Except, of course, my zippy little rental car.

As soon as my breakfast was ready, I said to my mom, "I'm eating this in the car."

She: Wait! I'm coming with you.

So there we sat, looking at the dilapitated garage, eating English muffins and drinking orange juice, relishing the cold air blowing our faces. Going nowhere and laughing at ourselves.

mother of all teaching nightmares

Let them begin, my friends.

I woke this morning exhausted from battling the beast known as Teaching Anxiety.

Last night's dream had me teaching a graduate course completely unprepared. In the class were students who'd just finished their dissertations along with--jesus h--professors from Syracuse there to check up on me.

Get a grip, Amy.

Two weeks left of freedom. Except it's not really freedom when you're COMPLETELY UNPREPARED for classes. A couple weeks ago a student from my grad course (who's taken other grad courses with me) emailed to ask which book we'd be reading first. I wrote back: Excellent question. When I know, I'll let you know. He wrote back: Well, at least I started the semester with an excellent question.

Excellent question, indeed. Egads.

Friday, August 04, 2006

my family's attempt to prevent me from shooting myself

Prevention in my case = banking on my never having enough money

Me: Guy, you have a gun, right?

Guy: Yup.

Me: Can I use it to shoot myself?

Guy: 20 cents for the bullet.

Nancy, in the other room: 20 cents!? Two dollars! And only if you promise to shoot Guy first.

Thursday, August 03, 2006

if she hadn't gotten tenure, she could've joined the circus

This is why I love the Julie Wonka: she can put her entire fist in her mouth.
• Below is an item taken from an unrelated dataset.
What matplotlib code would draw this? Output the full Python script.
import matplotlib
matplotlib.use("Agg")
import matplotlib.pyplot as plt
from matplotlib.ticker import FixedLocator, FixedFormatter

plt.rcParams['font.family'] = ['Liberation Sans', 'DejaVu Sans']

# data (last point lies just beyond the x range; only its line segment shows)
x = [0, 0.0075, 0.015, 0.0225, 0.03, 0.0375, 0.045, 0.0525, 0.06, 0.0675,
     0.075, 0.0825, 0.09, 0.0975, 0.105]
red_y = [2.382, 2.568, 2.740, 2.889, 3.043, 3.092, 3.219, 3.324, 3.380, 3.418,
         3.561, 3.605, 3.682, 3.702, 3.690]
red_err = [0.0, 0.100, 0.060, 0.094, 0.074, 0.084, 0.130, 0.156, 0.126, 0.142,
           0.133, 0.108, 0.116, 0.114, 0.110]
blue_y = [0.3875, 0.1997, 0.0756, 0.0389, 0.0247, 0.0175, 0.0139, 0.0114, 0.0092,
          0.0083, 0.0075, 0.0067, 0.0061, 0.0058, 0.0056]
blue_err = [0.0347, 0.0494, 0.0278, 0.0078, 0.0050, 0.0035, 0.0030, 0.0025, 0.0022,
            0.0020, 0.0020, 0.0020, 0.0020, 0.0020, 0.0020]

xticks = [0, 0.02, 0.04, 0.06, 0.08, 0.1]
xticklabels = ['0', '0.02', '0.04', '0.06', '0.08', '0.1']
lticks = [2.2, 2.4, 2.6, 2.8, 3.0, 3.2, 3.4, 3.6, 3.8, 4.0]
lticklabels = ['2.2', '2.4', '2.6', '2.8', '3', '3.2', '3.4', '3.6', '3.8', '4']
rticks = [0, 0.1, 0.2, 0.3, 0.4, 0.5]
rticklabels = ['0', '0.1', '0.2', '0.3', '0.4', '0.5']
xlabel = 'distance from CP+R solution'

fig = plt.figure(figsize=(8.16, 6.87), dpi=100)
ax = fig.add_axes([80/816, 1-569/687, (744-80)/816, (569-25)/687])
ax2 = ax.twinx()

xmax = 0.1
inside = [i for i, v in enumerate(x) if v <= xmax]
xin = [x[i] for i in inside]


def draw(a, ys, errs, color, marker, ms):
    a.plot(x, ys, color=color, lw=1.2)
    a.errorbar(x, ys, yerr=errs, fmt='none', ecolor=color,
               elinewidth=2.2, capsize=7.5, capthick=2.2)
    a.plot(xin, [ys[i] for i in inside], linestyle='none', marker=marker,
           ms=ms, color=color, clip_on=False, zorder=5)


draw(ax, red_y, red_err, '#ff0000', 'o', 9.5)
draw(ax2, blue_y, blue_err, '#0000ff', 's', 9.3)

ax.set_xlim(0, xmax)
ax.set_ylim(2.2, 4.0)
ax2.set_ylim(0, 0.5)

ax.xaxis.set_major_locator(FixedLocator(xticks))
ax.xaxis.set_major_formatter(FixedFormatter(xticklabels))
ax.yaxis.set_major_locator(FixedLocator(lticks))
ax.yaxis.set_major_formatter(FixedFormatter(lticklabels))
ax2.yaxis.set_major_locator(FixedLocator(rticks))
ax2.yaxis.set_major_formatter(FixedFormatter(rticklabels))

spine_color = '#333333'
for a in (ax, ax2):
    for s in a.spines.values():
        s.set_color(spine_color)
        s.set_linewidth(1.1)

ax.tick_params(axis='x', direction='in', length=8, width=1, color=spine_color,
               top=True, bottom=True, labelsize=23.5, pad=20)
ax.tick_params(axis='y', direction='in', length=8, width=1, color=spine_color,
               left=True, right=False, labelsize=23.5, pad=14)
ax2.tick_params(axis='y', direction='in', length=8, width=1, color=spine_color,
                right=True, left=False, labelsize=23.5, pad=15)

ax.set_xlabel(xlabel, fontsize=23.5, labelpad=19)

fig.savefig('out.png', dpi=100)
TAL.ENT.

Pic taken at Christy's birthday party on Saturday, July 22. Click for more on flickr.

a few weeks late, but pathetic nonetheless


Schmoozin was kind enough to scan this photo for me so I can share Belly's forlorn look with the world (or all 3 readers of LTF). If you look hard enough, you can see that Belly's friend Molly signed her cast.



Footie's all better. Vet visit in an hour to make sure of that. Pat that girl on the head.